In January 2015, the US Food and Drug Administration (FDA) issued a drug safety communication warning related to the use of bone graft substitutes containing recombinant proteins or synthetic peptides in patients under 18 years of age. The safety communication cited reports of serious injuries such as excess bone growth, fluid accumulation, inhibited bone healing, swelling, and pressure on the adjacent vital organs following the use of bone graft substitutes containing proteins or synthetic peptides. These complications are common among all age groups; they are of more importance in patients under 18 years of age owing to their overall smaller size and the fact that their bones are still growing.
The FDA safety communication was issued with reference to specific specialties namely paediatrics, plastic surgery, dentistry, orthopaedics, and neurosurgery. The purpose of the warning was to inform healthcare providers that bone graft substitutes containing recombinant proteins or synthetic peptides should not be the first-line treatment choice in skeletally immature patients.
Any product that affects bone growth could have the potential to negatively impact skeletal development by altering normal bone formation and growth. The FDA considers bone graft substitutes containing recombinant proteins or synthetic peptides as high-risk (class III) medical devices and it has not evaluated their safety and efficacy in skeletally immature patients.
Most of the adverse events after maxillofacial procedures involving recombinant proteins have been related to off-label uses. The risk appears to be imminent with the increasing reports related to the use of recombinant proteins in combination with other substitutes in alveolar cleft repair in the paediatric population.

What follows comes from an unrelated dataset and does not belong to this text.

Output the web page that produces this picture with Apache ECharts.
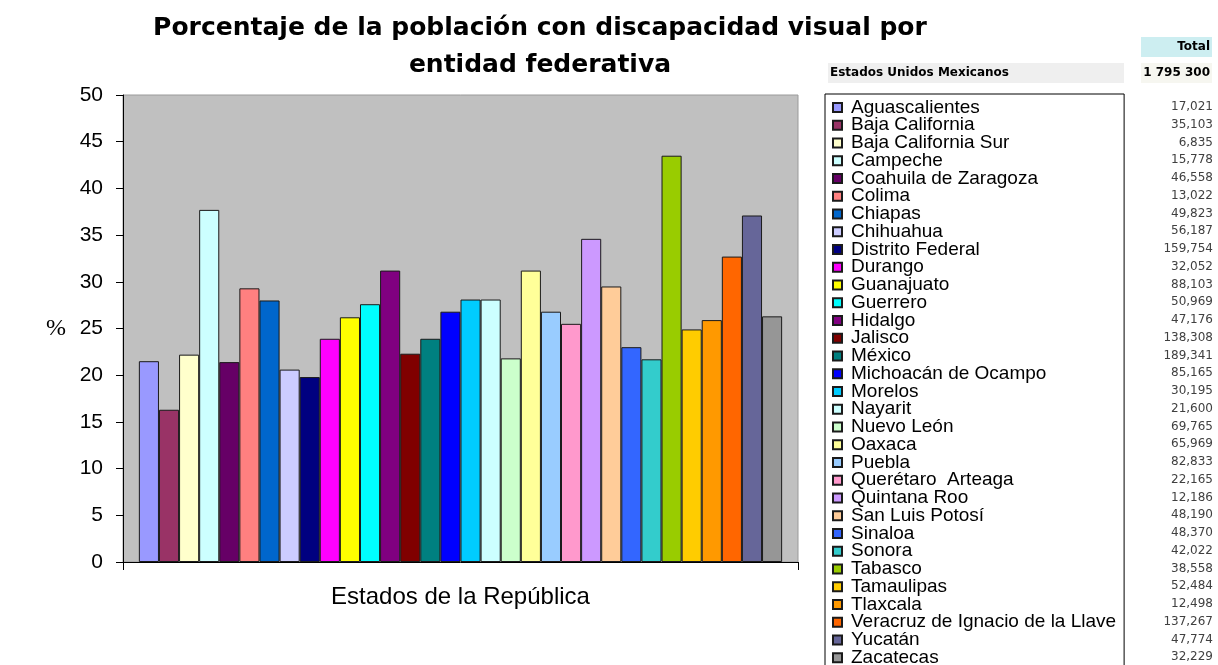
<!DOCTYPE html>
<html>
<head>
<meta charset="utf-8">
<script src="https://cdn.jsdelivr.net/npm/echarts@6/dist/echarts.min.js"></script>
<style>
  html, body { margin: 0; padding: 0; background: #ffffff; }
  #chart { width: 1218px; height: 665px; }
</style>
</head>
<body>
<div id="chart"></div>
<script>
// Entidades federativas, in legend / bar order
const estados = [
  'Aguascalientes', 'Baja California', 'Baja California Sur', 'Campeche',
  'Coahuila de Zaragoza', 'Colima', 'Chiapas', 'Chihuahua', 'Distrito Federal',
  'Durango', 'Guanajuato', 'Guerrero', 'Hidalgo', 'Jalisco', 'México',
  'Michoacán de Ocampo', 'Morelos', 'Nayarit', 'Nuevo León', 'Oaxaca', 'Puebla',
  'Querétaro  Arteaga', 'Quintana Roo', 'San Luis Potosí', 'Sinaloa', 'Sonora',
  'Tabasco', 'Tamaulipas', 'Tlaxcala', 'Veracruz de Ignacio de la Llave',
  'Yucatán', 'Zacatecas'
];

// Porcentaje de la población con discapacidad visual
const porcentajes = [
  21.5, 16.3, 22.2, 37.7, 21.4, 29.3, 28.0, 20.6, 19.8, 23.9, 26.2, 27.6, 31.2,
  22.3, 23.9, 26.8, 28.1, 28.1, 21.8, 31.2, 26.8, 25.5, 34.6, 29.5, 23.0, 21.7,
  43.5, 24.9, 25.9, 32.7, 37.1, 26.3
];

// Total de personas con discapacidad por entidad
const totales = [
  17021, 35103, 6835, 15778, 46558, 13022, 49823, 56187, 159754, 32052, 88103,
  50969, 47176, 138308, 189341, 85165, 30195, 21600, 69765, 65969, 82833, 22165,
  12186, 48190, 48370, 42022, 38558, 52484, 12498, 137267, 47774, 32229
];

const totalNacionalEtiqueta = 'Estados Unidos Mexicanos';
const totalNacional = '1 795 300';

const colores = [
  '#9999FF', '#993366', '#FFFFCC', '#CCFFFF', '#660066', '#FF8080', '#0066CC',
  '#CCCCFF', '#000080', '#FF00FF', '#FFFF00', '#00FFFF', '#800080', '#800000',
  '#008080', '#0000FF', '#00CCFF', '#CCFFFF', '#CCFFCC', '#FFFF99', '#99CCFF',
  '#FF99CC', '#CC99FF', '#FFCC99', '#3366FF', '#33CCCC', '#99CC00', '#FFCC00',
  '#FF9900', '#FF6600', '#666699', '#969696'
];

const yTicks = { min: 0, max: 50, interval: 5 };

const FONT = '"Liberation Sans", Arial, sans-serif';
const WIDE = '"DejaVu Sans", Verdana, sans-serif';

const chart = echarts.init(document.getElementById('chart'), null, { renderer: 'canvas' });

// One series per state, all in a single category cluster
const series = estados.map((nombre, i) => ({
  name: nombre,
  type: 'bar',
  data: [porcentajes[i]],
  barGap: '0%',
  barCategoryGap: '4.7%',
  itemStyle: { color: colores[i], borderColor: '#1a1a1a', borderWidth: 1 },
  emphasis: { disabled: true }
}));

// Totals column next to the legend rows
const rowTop = 107;
const rowPitch = 17.75;
const totalesGraphic = totales.map((v, i) => ({
  type: 'text',
  x: 1213,
  y: rowTop + i * rowPitch,
  style: {
    text: v.toLocaleString('en-US'),
    font: '12px ' + WIDE,
    fill: '#404040',
    textAlign: 'right',
    textVerticalAlign: 'middle'
  }
}));

const option = {
  backgroundColor: '#ffffff',
  animation: false,
  color: colores,
  title: {
    text: 'Porcentaje de la población con discapacidad visual por\nentidad federativa',
    left: 535,
    top: 5,
    textAlign: 'center',
    textStyle: {
      fontFamily: WIDE,
      fontSize: 25,
      fontWeight: 'bold',
      color: '#000000',
      lineHeight: 37
    }
  },
  grid: {
    left: 123,
    top: 95,
    width: 675,
    height: 467,
    show: true,
    backgroundColor: '#C0C0C0',
    borderColor: '#9a9a9a',
    borderWidth: 1
  },
  xAxis: {
    type: 'category',
    data: [''],
    boundaryGap: true,
    axisLine: { lineStyle: { color: '#000000', width: 1 } },
    axisTick: { show: true, length: 8, lineStyle: { color: '#000000' } },
    axisLabel: { show: false },
    name: 'Estados de la República',
    nameLocation: 'middle',
    nameGap: 23,
    nameTextStyle: { fontFamily: FONT, fontSize: 24, color: '#000000' }
  },
  yAxis: {
    type: 'value',
    min: yTicks.min,
    max: yTicks.max,
    interval: yTicks.interval,
    axisLine: { show: true, lineStyle: { color: '#000000', width: 1 } },
    axisTick: { show: true, length: 7, lineStyle: { color: '#000000' } },
    splitLine: { show: false },
    axisLabel: { fontFamily: FONT, fontSize: 21, color: '#000000', margin: 20 },
    name: '%',
    nameLocation: 'middle',
    nameRotate: 0,
    nameGap: 57,
    nameTextStyle: { fontFamily: '"Liberation Serif", "Times New Roman", serif', fontSize: 24, color: '#000000' }
  },
  legend: {
    orient: 'vertical',
    left: 825,
    top: 94,
    height: 640,
    padding: [4, 8, 4, 7],
    itemWidth: 9,
    itemHeight: 9,
    itemGap: -1.25,
    icon: 'rect',
    selectedMode: false,
    borderColor: '#000000',
    borderWidth: 1,
    backgroundColor: '#ffffff',
    textStyle: {
      fontFamily: FONT,
      fontSize: 19,
      color: '#000000',
      padding: [0, 0, 0, 4]
    },
    data: estados
  },
  graphic: [
    // header cells of the totals table
    { type: 'rect', shape: { x: 1141, y: 37, width: 71, height: 20 }, style: { fill: '#CDEEF1' } },
    { type: 'text', x: 1210, y: 47, style: { text: 'Total', font: 'bold 12px ' + WIDE, fill: '#000', textAlign: 'right', textVerticalAlign: 'middle' } },
    { type: 'rect', shape: { x: 828, y: 63, width: 296, height: 20 }, style: { fill: '#EFEFEF' } },
    { type: 'text', x: 830, y: 73, style: { text: totalNacionalEtiqueta, font: 'bold 12px ' + WIDE, fill: '#000', textAlign: 'left', textVerticalAlign: 'middle' } },
    { type: 'rect', shape: { x: 1141, y: 63, width: 71, height: 20 }, style: { fill: '#F6F6F0' } },
    { type: 'text', x: 1210, y: 73, style: { text: totalNacional, font: 'bold 12px ' + WIDE, fill: '#000', textAlign: 'right', textVerticalAlign: 'middle' } }
  ].concat(totalesGraphic),
  series: series
};

chart.setOption(option);
</script>
</body>
</html>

Our concern is regarding the use of bone morphogenetic proteins (BMPs) in various bone grafting techniques in children, such as alveolar bone grafting and the restoration of mandibular continuity defects. The usage of BMPs in paediatric alveolar clefts and other off-label uses have been supported by many authors previously, but the safety profile has to be taken into consideration. There is a need to arrive at a consensus regarding the use of recombinant protein-containing bone grafts for use in the paediatric population for maxillofacial surgery applications. However until then, these products should be used with great caution, with a detailed explanation of the possible adverse effects conveyed to the patient’s caregivers.